Based upon the previous mention of walking on your hands, using a particular organ different from its normal function is not enough by itself to indicate a contrary usage. The way to determine if it is contrary to its purpose is if there is damage to that organ, although I didn't even discuss the increased likelihood of damaging your hands as opposed to your feet by walking on them. So once again I need you to define what does constitute going against your body's natural functions as opposed to merely using it for an alternative use.

Your point about the audist movement was interesting, but nobody is taking a position that heterosexuals should lose their natural reproductive capabilities like parents deafening their child. Although it would be strange to arrange society so that the hearing enabled had no advantages, it would also be strange to arrange society so that deaf people were deliberately denied broad access to society's benefits, perhaps by eliminating all written communication and sign language.

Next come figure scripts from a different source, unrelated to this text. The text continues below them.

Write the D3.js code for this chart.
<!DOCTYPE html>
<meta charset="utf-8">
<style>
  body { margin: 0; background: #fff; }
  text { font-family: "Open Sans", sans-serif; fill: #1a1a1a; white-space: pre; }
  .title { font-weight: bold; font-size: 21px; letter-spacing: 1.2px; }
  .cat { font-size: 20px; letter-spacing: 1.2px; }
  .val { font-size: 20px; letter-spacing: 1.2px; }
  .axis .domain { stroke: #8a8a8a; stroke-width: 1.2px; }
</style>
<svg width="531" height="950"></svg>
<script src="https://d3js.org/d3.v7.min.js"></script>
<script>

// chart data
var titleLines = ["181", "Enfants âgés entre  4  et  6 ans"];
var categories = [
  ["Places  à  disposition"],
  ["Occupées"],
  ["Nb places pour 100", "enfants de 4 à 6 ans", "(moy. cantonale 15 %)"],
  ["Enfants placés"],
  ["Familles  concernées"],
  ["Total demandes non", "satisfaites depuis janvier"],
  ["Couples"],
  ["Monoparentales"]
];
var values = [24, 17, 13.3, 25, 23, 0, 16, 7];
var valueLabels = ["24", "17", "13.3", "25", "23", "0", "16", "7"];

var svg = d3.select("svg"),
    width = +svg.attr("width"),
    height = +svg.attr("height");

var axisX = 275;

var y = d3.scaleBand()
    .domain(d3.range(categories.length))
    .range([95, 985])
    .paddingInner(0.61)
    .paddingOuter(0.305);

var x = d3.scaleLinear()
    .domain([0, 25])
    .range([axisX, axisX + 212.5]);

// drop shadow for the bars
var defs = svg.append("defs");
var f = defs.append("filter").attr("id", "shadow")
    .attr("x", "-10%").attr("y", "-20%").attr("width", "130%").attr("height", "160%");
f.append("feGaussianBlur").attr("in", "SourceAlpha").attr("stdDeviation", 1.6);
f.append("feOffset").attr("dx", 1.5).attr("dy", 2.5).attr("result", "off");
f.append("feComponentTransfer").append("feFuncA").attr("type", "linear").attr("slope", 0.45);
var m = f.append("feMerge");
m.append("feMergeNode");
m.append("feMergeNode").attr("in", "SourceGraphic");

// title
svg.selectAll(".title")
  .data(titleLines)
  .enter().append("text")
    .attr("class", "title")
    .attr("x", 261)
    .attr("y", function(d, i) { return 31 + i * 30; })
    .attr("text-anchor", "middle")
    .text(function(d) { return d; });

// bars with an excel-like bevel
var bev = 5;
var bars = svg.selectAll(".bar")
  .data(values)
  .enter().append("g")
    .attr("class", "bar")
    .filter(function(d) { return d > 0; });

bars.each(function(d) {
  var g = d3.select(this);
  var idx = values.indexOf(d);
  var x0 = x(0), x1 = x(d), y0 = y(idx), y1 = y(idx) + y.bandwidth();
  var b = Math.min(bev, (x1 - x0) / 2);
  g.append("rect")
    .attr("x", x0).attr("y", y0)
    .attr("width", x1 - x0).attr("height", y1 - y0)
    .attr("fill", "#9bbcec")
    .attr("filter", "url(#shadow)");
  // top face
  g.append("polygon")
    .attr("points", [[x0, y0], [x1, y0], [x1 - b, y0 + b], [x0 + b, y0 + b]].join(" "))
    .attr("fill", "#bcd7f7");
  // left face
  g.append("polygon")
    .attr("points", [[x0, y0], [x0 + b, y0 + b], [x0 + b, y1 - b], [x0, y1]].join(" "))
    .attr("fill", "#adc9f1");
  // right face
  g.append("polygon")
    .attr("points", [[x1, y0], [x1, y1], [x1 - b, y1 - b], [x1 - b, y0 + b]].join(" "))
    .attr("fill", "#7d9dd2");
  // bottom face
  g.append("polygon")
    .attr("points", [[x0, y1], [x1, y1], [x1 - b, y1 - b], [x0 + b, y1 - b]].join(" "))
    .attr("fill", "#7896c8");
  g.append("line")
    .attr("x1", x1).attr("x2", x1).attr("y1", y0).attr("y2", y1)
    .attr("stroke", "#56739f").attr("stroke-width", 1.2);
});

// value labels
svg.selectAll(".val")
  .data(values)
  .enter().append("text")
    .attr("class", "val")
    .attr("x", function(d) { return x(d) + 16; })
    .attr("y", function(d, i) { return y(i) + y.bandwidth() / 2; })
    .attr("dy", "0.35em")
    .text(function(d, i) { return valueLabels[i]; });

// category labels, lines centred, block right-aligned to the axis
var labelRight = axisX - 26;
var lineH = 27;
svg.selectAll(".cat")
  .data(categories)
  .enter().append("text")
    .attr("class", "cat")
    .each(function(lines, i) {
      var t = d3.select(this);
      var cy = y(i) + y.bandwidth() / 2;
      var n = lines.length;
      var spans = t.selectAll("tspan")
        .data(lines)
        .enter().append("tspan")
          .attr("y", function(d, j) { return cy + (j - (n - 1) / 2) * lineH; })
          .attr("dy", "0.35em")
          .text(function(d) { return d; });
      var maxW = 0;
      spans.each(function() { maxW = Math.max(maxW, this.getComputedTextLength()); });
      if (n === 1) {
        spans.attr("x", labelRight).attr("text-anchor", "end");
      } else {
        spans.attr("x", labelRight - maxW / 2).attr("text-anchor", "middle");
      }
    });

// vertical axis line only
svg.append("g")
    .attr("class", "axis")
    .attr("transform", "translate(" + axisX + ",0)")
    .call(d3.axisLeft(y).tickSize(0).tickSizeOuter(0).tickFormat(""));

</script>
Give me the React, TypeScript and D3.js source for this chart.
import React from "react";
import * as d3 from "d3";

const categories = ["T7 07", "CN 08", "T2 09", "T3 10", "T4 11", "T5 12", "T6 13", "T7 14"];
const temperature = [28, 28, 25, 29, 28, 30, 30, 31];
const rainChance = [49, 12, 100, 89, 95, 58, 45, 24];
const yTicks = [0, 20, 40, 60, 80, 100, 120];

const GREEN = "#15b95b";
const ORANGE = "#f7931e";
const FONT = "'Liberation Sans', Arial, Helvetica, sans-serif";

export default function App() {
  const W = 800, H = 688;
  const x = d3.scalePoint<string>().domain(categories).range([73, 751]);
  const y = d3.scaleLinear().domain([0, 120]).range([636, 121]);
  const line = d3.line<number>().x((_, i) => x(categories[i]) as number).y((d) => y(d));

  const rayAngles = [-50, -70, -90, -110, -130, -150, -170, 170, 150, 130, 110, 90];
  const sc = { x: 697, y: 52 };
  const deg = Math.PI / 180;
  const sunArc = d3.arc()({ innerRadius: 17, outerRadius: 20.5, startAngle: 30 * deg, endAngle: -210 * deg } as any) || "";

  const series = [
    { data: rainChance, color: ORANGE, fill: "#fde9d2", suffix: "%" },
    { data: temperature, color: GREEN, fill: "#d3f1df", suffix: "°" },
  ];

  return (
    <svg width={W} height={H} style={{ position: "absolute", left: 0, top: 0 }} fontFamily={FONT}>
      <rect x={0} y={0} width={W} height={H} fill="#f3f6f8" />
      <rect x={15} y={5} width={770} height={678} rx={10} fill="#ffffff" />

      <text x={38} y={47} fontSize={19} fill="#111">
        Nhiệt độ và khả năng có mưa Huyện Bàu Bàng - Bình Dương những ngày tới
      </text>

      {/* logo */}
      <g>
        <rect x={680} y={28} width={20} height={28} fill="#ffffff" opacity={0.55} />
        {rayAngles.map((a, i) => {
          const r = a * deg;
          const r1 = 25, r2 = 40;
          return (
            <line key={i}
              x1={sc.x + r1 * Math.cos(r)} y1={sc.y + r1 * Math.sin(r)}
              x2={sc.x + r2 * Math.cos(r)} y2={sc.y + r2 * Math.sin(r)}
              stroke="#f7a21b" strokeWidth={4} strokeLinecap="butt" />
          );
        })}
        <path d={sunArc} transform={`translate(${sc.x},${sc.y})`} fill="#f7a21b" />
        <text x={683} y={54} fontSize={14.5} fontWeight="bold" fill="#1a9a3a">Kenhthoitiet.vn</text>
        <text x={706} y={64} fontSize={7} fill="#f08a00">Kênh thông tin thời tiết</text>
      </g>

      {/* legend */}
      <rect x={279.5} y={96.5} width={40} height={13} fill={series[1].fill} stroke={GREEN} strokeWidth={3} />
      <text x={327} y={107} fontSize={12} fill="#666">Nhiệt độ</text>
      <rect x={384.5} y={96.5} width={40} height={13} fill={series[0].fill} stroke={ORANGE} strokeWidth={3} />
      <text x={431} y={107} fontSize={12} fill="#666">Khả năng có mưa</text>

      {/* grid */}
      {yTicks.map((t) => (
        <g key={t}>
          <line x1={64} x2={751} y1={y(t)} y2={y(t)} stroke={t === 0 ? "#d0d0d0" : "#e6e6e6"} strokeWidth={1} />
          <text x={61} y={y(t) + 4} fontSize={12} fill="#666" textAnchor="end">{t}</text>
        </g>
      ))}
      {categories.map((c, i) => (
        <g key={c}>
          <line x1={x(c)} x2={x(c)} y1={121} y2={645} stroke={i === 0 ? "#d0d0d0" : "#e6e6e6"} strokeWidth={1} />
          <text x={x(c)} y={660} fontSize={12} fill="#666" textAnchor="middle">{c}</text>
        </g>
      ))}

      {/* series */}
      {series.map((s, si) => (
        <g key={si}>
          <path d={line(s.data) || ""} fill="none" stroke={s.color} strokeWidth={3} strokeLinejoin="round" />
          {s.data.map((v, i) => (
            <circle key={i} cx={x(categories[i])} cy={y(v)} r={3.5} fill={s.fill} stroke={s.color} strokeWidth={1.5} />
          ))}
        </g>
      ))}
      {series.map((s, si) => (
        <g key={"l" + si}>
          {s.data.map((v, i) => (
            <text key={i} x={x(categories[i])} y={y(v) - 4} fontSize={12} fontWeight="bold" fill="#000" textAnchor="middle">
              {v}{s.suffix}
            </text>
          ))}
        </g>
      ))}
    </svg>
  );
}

Step 2: Sorry you didn't like my illustration. Still, the general point I made stands as I said before. In general, there is no contradiction in saying "If you are going X, you ought to Y, but strictly speaking you ought not Y." I'm really suprised that you find my view contradictory. I think the APA should stop harrassing Christians, but if they are going to do it they ought to drop religion/politics from their list of protected statuses. Sounds like a coherent point of view to me.

Hi Step 2,

You wrote, "I originally asked you to clarify what you meant by undermining those functions, your response was that it meant going against those functions and "if there are certain organs that have clear functions, and that using those organs in a particular way not in keeping with the function of the organ results in damage to that organ, then you're going against the function of the organ."

Ha! OK, I'm not a clear writer in blog posts, I'll grant that. But nevertheless, look at the next line I wrote after the line you quoted: "Now, this isn't always the case. I think with lesbian sex, there will not be any damage to the organs, but it still may be a use of organs against their natural function."

Anyway, you next wrote, "Based upon the previous mention of walking on your hands, using a particular organ different from its normal function is not enough by itself to indicate a contrary usage. The way to determine if it is contrary to its purpose is if there is damage to that organ, although I didn't even discuss the increased likelihood of damaging your hands as opposed to your feet by walking on them. So once again I need you to define what does constitute going against your body's natural functions as opposed to merely using it for an alternative use."

A couple of things:

(1) you wrote that "The way to determine if it is contrary to purpose is if there is damage to that organ...", but my considered interpretation of NL theory (which I get largely from Ed Feser and Kant) is that it's just A way, and maybe the best way, but not The way, as "The way" implies that it is the only way.

(2) I think it could be immoral to continue walking on your hands to the point of damage to them. Damaging your own hands for a frivolous purpose seems to me to be the kind of thing that could plausibly be immoral, as you render your hands less useful for some truly important functions. That said, there could be circumstantial factors that would render walking on your hands for long periods of time permissible even to the point of damage. Just because one type of activity is immoral in one situation, it doesn't mean that it will always be immoral.

(3) Finally, the money demand: "I need you to define what does constitute going against your body's natural functions as opposed to merely using it for an alternative use." Yup. This is tough, at least for me. But I shall do my best. If I end up missing the mark, perhaps others will sweep in to correct me. That said, there are a few things to say here:
a. One way to find out what the natural function of an organ is is to see what the majority of people (throughout the world and throughout human history and prehistory) do with it. This isn't foolproof; at best, it's merely suggestive--if almost everyone tends to act a certain way in certain situations, or has certain dispositions, this suggests that those ways of acting/dispositions are natural.
b. Another way is to look at what it could do for the human species or for individual humans who have it. The natural functions of the sex organs are fairly obvious: their function is for procreation. Now, from this one could say that going against their natural function would be something like using them for non-procreative sex. But this isn't the only thing you would have to say...you could say that as long as you use them in the manner they are intended to be used--i.e., in a manner that shares in the form of procreative sex--then you use them properly, even if the intention you have in using them is for physical pleasure.

I could go on but I think this is enough for now.

[Look, T.A., Bobcat used the phrase in passing in the course of a discussion. I don't find that discussion terribly tasteful and am probably going to be cutting it short, now. But do you _have_ to pick out the most distasteful phrase someone uses and make a comment just about that? Sorry to be heavy-handed, but please...LM]

Bobcat and Step2, I think you have done a good job of stating your positions, and I think Bobcat is doing a good job of arguing his, and I'm not faulting either of you for anything. But I think at this point it would be a good idea to end discussions that make reference to the mechanics of homosexual acts. It's difficult to know where to draw the line to have intelligent discussions of matters that, most unfortunately, are now matters of public policy dispute while at the same time keeping the blog family-friendly. You have both been most professional in your manner, and I've not said anything heretofore. But now, especially, that other commentators are taking occasion to pick up on the discussion and make frivolous comments about the specific phrases used, I'd like to ask for a moratorium from here on out on such explicit reference to the acts engaged in by homosexuals. Thanks.

I wondered about that myself, Lydia.

Well said Lydia and Bobcat. Being the person who started this whole discussion by simply protesting that sex with white women is not "integrally connected" to being a black male, etc. I'm still suprised how many strange turns the dialogue has taken.

Bobcat, I left a comment at your personal blog if you wish to continue.